Statistical Approach
You don’t need machine learning for effective anomaly detection. Simple statistical methods work well for most analytics use cases:
# anomaly_detector.py
import statistics
from datetime import datetime, timedelta
class AnomalyDetector:
def __init__(self, lookback_days=28, sensitivity=2.5):
self.lookback_days = lookback_days
self.sensitivity = sensitivity # Standard deviations
def check(self, metric_name, current_value, historical_values):
"""Check if current value is anomalous compared to history."""
if len(historical_values) < 7:
return None # Not enough data
mean = statistics.mean(historical_values)

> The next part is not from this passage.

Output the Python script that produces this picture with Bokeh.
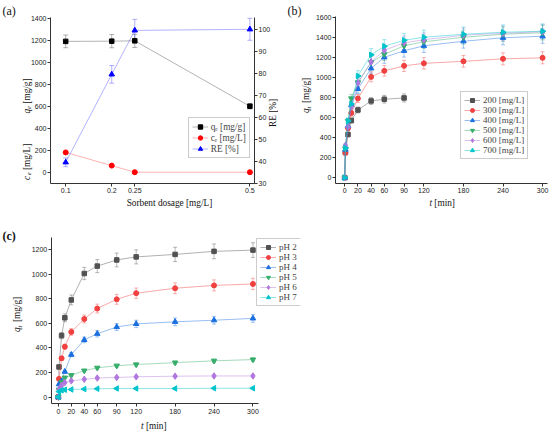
from math import pi
from bokeh.plotting import figure
from bokeh.models import (Range1d, LinearAxis, FixedTicker, Label, Legend, LegendItem,
                          ColumnDataSource, Whisker, TeeHead)
from bokeh.layouts import column, row
from bokeh.embed import file_html
from bokeh.resources import INLINE

# ---------------- data: panel (a) ----------------
dosage = [0.1, 0.2, 0.25, 0.5]
dosage_ticks = [0.1, 0.2, 0.25, 0.5]
qe = [1190, 1192, 1195, 600]
qe_err = [58, 60, 60, 25]
ce = [180, 60, 0, 0]
ce_err = [0, 0, 0, 0]
re_pct = [39.5, 79.5, 99.5, 100]
re_err = [2, 4, 5, 5]
qe_ticks = [0, 200, 400, 600, 800, 1000, 1200, 1400]
re_ticks = [30, 40, 50, 60, 70, 80, 90, 100]

# ---------------- data: panel (b) ----------------
t_all = [0, 1, 5, 10, 20, 40, 60, 90, 120, 180, 240, 300]
t_200 = [0, 1, 5, 10, 20, 40, 60, 90]
q_200 = [0, 250, 430, 570, 675, 765, 782, 795]
e_200 = [0, 10, 20, 25, 30, 35, 38, 40]
q_300 = [0, 248, 495, 645, 790, 1005, 1065, 1115, 1140, 1160, 1185, 1195]
e_300 = [0, 12, 25, 32, 40, 50, 53, 56, 57, 58, 60, 60]
q_400 = [0, 280, 515, 725, 885, 1090, 1200, 1265, 1315, 1360, 1395, 1410]
e_400 = [0, 14, 26, 36, 44, 55, 60, 63, 66, 68, 70, 70]
q_500 = [0, 290, 565, 790, 950, 1150, 1230, 1315, 1355, 1400, 1430, 1445]
e_500 = [0, 15, 28, 40, 48, 58, 62, 66, 68, 70, 72, 72]
q_600 = [0, 323, 505, 710, 945, 1155, 1270, 1345, 1375, 1420, 1440, 1455]
e_600 = [0, 16, 25, 36, 47, 58, 64, 67, 69, 71, 72, 73]
q_700 = [0, 295, 565, 735, 1015, 1225, 1310, 1370, 1400, 1430, 1450, 1460]
e_700 = [0, 15, 28, 37, 51, 61, 66, 69, 70, 72, 73, 73]
conc_labels = ["200 [mg/L]", "300 [mg/L]", "400 [mg/L]", "500 [mg/L]", "600 [mg/L]", "700 [mg/L]"]
qb_ticks = [0, 200, 400, 600, 800, 1000, 1200, 1400, 1600]

# ---------------- data: panel (c) ----------------
q_ph2 = [0, 245, 500, 645, 790, 1005, 1065, 1115, 1140, 1160, 1185, 1195]
e_ph2 = [0, 12, 25, 32, 40, 50, 53, 56, 57, 58, 60, 60]
q_ph3 = [0, 148, 315, 410, 530, 635, 720, 795, 845, 885, 908, 920]
e_ph3 = [0, 8, 16, 20, 27, 32, 36, 40, 42, 44, 45, 46]
q_ph4 = [0, 105, 130, 207, 345, 465, 515, 570, 595, 612, 625, 640]
e_ph4 = [0, 5, 7, 10, 17, 23, 26, 28, 30, 31, 31, 32]
q_ph5 = [0, 60, 122, 158, 178, 215, 238, 255, 265, 280, 295, 305]
e_ph5 = [0, 3, 6, 8, 9, 11, 12, 13, 13, 14, 15, 15]
q_ph6 = [0, 62, 95, 118, 132, 145, 155, 160, 165, 170, 172, 172]
e_ph6 = [0, 3, 5, 6, 7, 7, 8, 8, 8, 9, 9, 9]
q_ph7 = [0, 45, 55, 60, 62, 65, 68, 70, 70, 70, 72, 72]
e_ph7 = [0, 2, 3, 3, 3, 3, 3, 4, 4, 4, 4, 4]
ph_labels = ["pH 2", "pH 3", "pH 4", "pH 5", "pH 6", "pH 7"]
qc_ticks = [0, 200, 400, 600, 800, 1000, 1200]

time_ticks = [0, 20, 40, 60, 90, 120, 180, 240, 300]

COLORS = ["#515151", "#F14040", "#1A6FDF", "#37AD6B", "#B177DE", "#00C4CC"]
AX = "#333333"
SERIF = "Liberation Serif"
SANS = "Liberation Sans"
TS = "9.3px"
MSIZE = {"square": 4.5, "circle": 5, "triangle": 5.5, "inverted_triangle": 5.5,
         "diamond": 6.5}


def ext_range(d0, d1, p0, p1, size):
    """Range whose value d0 sits at pixel p0 and d1 at pixel p1 of a frame of `size` px."""
    k = (d1 - d0) / (p1 - p0)
    return Range1d(d0 - p0 * k, d0 + (size - p0) * k)


def make_fig(w, h, xr, yr):
    p = figure(width=w, height=h, x_range=xr, y_range=yr, output_backend="svg",
               toolbar_location=None, min_border=0, min_border_left=0,
               min_border_right=0, min_border_top=0, min_border_bottom=0)
    p.outline_line_color = None
    p.grid.visible = False
    p.background_fill_color = "white"
    p.border_fill_color = "white"
    return p


def style_axis(ax, ticks, loc, bounds):
    ax.ticker = FixedTicker(ticks=ticks)
    ax.fixed_location = loc
    ax.bounds = bounds
    ax.axis_line_color = AX
    ax.major_tick_line_color = AX
    ax.minor_tick_line_color = None
    ax.major_tick_out = 3
    ax.major_tick_in = 0
    ax.major_label_standoff = 1
    ax.major_label_text_font = SANS
    ax.major_label_text_font_size = "7px"
    ax.major_label_text_color = "#222222"
    ax.axis_label = None


def lab(p, H, cx, cy, text, size=TS, style="normal", align="center",
        baseline="middle", angle=0.0):
    p.add_layout(Label(x=cx, y=H - cy, x_units="screen", y_units="screen", text=text,
                       text_font=SERIF, text_font_size=size, text_font_style=style,
                       text_align=align, text_baseline=baseline, angle=angle,
                       text_color="#111111"))


def vtitle(p, H, cx, cy, main, sub, rest, total):
    """vertical title (reads bottom to top): italic letter, italic subscript, rest."""
    b = cy + total / 2.0
    lab(p, H, cx, b, main, style="italic", align="left", angle=pi / 2)
    lab(p, H, cx + 2.5, b - 4.6, sub, size="6.5px", style="italic", align="left",
        angle=pi / 2)
    lab(p, H, cx, b - 9.9, rest, align="left", angle=pi / 2)


def htitle(p, H, cx, cy, ital, rest, total, w_ital):
    s = cx - total / 2.0 + w_ital
    lab(p, H, s, cy, ital, style="italic", align="right")
    lab(p, H, s + 2.3, cy, rest, align="left")


def series(p, x, y, err, color, marker, angle=0.0, yname="default",
           line_alpha=0.45, err_alpha=0.4, cap=4):
    src = ColumnDataSource(dict(x=x, y=y,
                                lo=[a - b for a, b in zip(y, err)],
                                hi=[a + b for a, b in zip(y, err)]))
    if cap > 0:
        w = Whisker(source=src, base="x", lower="lo", upper="hi", dimension="height",
                    line_color=color, line_alpha=err_alpha, line_width=1,
                    upper_head=TeeHead(size=cap, line_color=color, line_alpha=err_alpha),
                    lower_head=TeeHead(size=cap, line_color=color, line_alpha=err_alpha),
                    y_range_name=yname)
        p.add_layout(w)
    lr = p.line("x", "y", source=src, line_color=color, line_alpha=line_alpha,
                line_width=1, y_range_name=yname)
    sr = p.scatter("x", "y", source=src, marker=marker, size=MSIZE[marker], angle=angle,
                   fill_color=color, line_color=color, y_range_name=yname)
    return lr, sr


def make_legend(items, x, y, size="9px"):
    return Legend(items=items, location=(x, y), label_text_font=SERIF,
                  label_text_font_size=size, glyph_width=16, glyph_height=10,
                  label_height=10, spacing=0, padding=3, margin=0,
                  border_line_color="#999999", border_line_width=1,
                  label_standoff=3, background_fill_alpha=1.0)


# ================= panel (a) =================
WA, HA = 278, 215
pa = make_fig(WA, HA, ext_range(0.067, 0.51, 50, 254, WA),
              ext_range(-100, 1410, HA - 182.7, HA - 16.7, HA))
pa.extra_y_ranges = {"re": ext_range(30, 105.5, HA - 182.7, HA - 16.7, HA)}
pa.add_layout(LinearAxis(y_range_name="re"), "right")
style_axis(pa.xaxis[0], dosage_ticks, -100, (0.067, 0.51))
pa.xaxis[0].major_label_standoff = 2
pa.xaxis[0].major_label_overrides = {v: str(v) for v in dosage_ticks}
style_axis(pa.yaxis[0], qe_ticks, 0.067, (-100, 1410))
style_axis(pa.yaxis[1], re_ticks, 0.51, (30, 105.5))

ra = []
ra.append(series(pa, dosage, qe, qe_err, "#000000", "square", cap=5,
                 line_alpha=0.3, err_alpha=0.3))
ra.append(series(pa, dosage, ce, ce_err, "#FF0000", "circle", cap=0,
                 line_alpha=0.3))
ra.append(series(pa, dosage, re_pct, re_err, "#0000FF", "triangle", cap=5,
                 yname="re", line_alpha=0.3, err_alpha=0.3))
leg_a = make_legend([LegendItem(label="qₑ [mg/g]", renderers=list(ra[0])),
                     LegendItem(label="cₑ [mg/L]", renderers=list(ra[1])),
                     LegendItem(label="RE [%]", renderers=list(ra[2]))],
                    187.7, HA - 158.3, size="9.3px")
leg_a.label_height = 11
leg_a.glyph_height = 11
pa.add_layout(leg_a)

vtitle(pa, HA, 26, 96, "q", "e", "[mg/g]", 34.2)
vtitle(pa, HA, 26, 162, "c", "e", "[mg/L]", 34.8)
lab(pa, HA, 272, 112.5, "RE [%]", angle=pi / 2)
lab(pa, HA, 169, 202, "Sorbent dosage [mg/L]")
lab(pa, HA, 2, 3, "(a)", size="12px", align="left", baseline="top")

# ================= panel (b) =================
OXB = 278
WB, HB = 272, 215
pb = make_fig(WB, HB, ext_range(-14, 307, 335 - OXB, 546.7 - OXB, WB),
              ext_range(-55, 1607, HB - 182.7, HB - 16, HB))
style_axis(pb.xaxis[0], time_ticks, -55, (-14, 307))
pb.xaxis[0].major_label_standoff = 2
style_axis(pb.yaxis[0], qb_ticks, -14, (-55, 1607))

b_data = [(t_200, q_200, e_200, "square", 0.0), (t_all, q_300, e_300, "circle", 0.0),
          (t_all, q_400, e_400, "triangle", 0.0),
          (t_all, q_500, e_500, "inverted_triangle", 0.0),
          (t_all, q_600, e_600, "diamond", 0.0),
          (t_all, q_700, e_700, "triangle", -pi / 2)]
rb = []
for i, (tx, qy, ee, mk, an) in enumerate(b_data):
    rb.append(series(pb, tx, qy, ee, COLORS[i], mk, angle=an, cap=4))
leg_b = make_legend([LegendItem(label=conc_labels[i], renderers=list(rb[i]))
                     for i in range(6)], 460 - OXB, HB - 159.3)
pb.add_layout(leg_b)

vtitle(pb, HB, 305 - OXB, 96, "q", "t", "[mg/g]", 33.0)
htitle(pb, HB, 441.7 - OXB, 202.3, "t", "[min]", 25.6, 2.6)
lab(pb, HB, 287 - OXB, 3, "(b)", size="12px", align="left", baseline="top")

# ================= panel (c) =================
OYC = 215
WC, HC = 300, 217
pc = make_fig(WC, HC, ext_range(-11, 309, 50.7, 258.3, WC),
              ext_range(-52, 1300, HC - (403 - OYC), HC - (236.7 - OYC), HC))
style_axis(pc.xaxis[0], time_ticks, -52, (-11, 309))
pc.xaxis[0].major_label_standoff = 2
style_axis(pc.yaxis[0], qc_ticks, -11, (-52, 1300))

c_data = [(q_ph2, e_ph2, "square", 0.0), (q_ph3, e_ph3, "circle", 0.0),
          (q_ph4, e_ph4, "triangle", 0.0), (q_ph5, e_ph5, "inverted_triangle", 0.0),
          (q_ph6, e_ph6, "diamond", 0.0), (q_ph7, e_ph7, "triangle", pi / 2)]
rc = []
for i, (qy, ee, mk, an) in enumerate(c_data):
    rc.append(series(pc, t_all, qy, ee, COLORS[i], mk, angle=an, cap=4))
leg_c = make_legend([LegendItem(label=ph_labels[i], renderers=list(rc[i]))
                     for i in range(6)], 256, HC - (306 - OYC))
pc.add_layout(leg_c)

vtitle(pc, HC, 16, 315 - OYC, "q", "t", "[mg/g]", 33.0)
htitle(pc, HC, 153.3, 425 - OYC, "t", "[min]", 25.6, 2.6)
lab(pc, HC, 2, 228 - OYC, "(c)", size="12px", style="bold", align="left",
    baseline="top")

layout = column(row(pa, pb), pc)
open("out.html", "w").write(file_html(layout, INLINE))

stdev = statistics.stdev(historical_values)
if stdev == 0:
# No variance in history — any change is notable
is_anomaly = current_value != mean
else:
z_score = (current_value - mean) / stdev
is_anomaly = abs(z_score) > self.sensitivity
if is_anomaly:
direction = 'above' if current_value > mean else 'below'
pct_change = ((current_value - mean) / mean) * 100
return {
'metric': metric_name,
'current': current_value,
'expected_mean': round(mean, 2),
'expected_stdev': round(stdev, 2),
'direction': direction,
'pct_change': round(pct_change, 1),
'severity': self.classify_severity(abs(pct_change)),
'timestamp': datetime.now().isoformat()
}
return None
def classify_severity(self, pct_change):
if pct_change > 50:
return 'critical'
elif pct_change > 25:
return 'high'
elif pct_change > 15:
return 'medium'
return 'low'
# Usage
detector = AnomalyDetector()
# Check today's page views against the past 28 days
alert = detector.check(
metric_name='daily_pageviews',
current_value=8500,
historical_values=[12000, 11500, 12200, 11800, ...] # Last 28 days
)
if alert:
send_alert(alert)
Day-of-Week Awareness
One mistake I see constantly: comparing Monday traffic to Sunday traffic and flagging it as anomalous. Your detector needs to account for weekly patterns:
def check_with_day_awareness(self, metric_name, current_value, daily_history):
"""Compare against same day-of-week from recent weeks."""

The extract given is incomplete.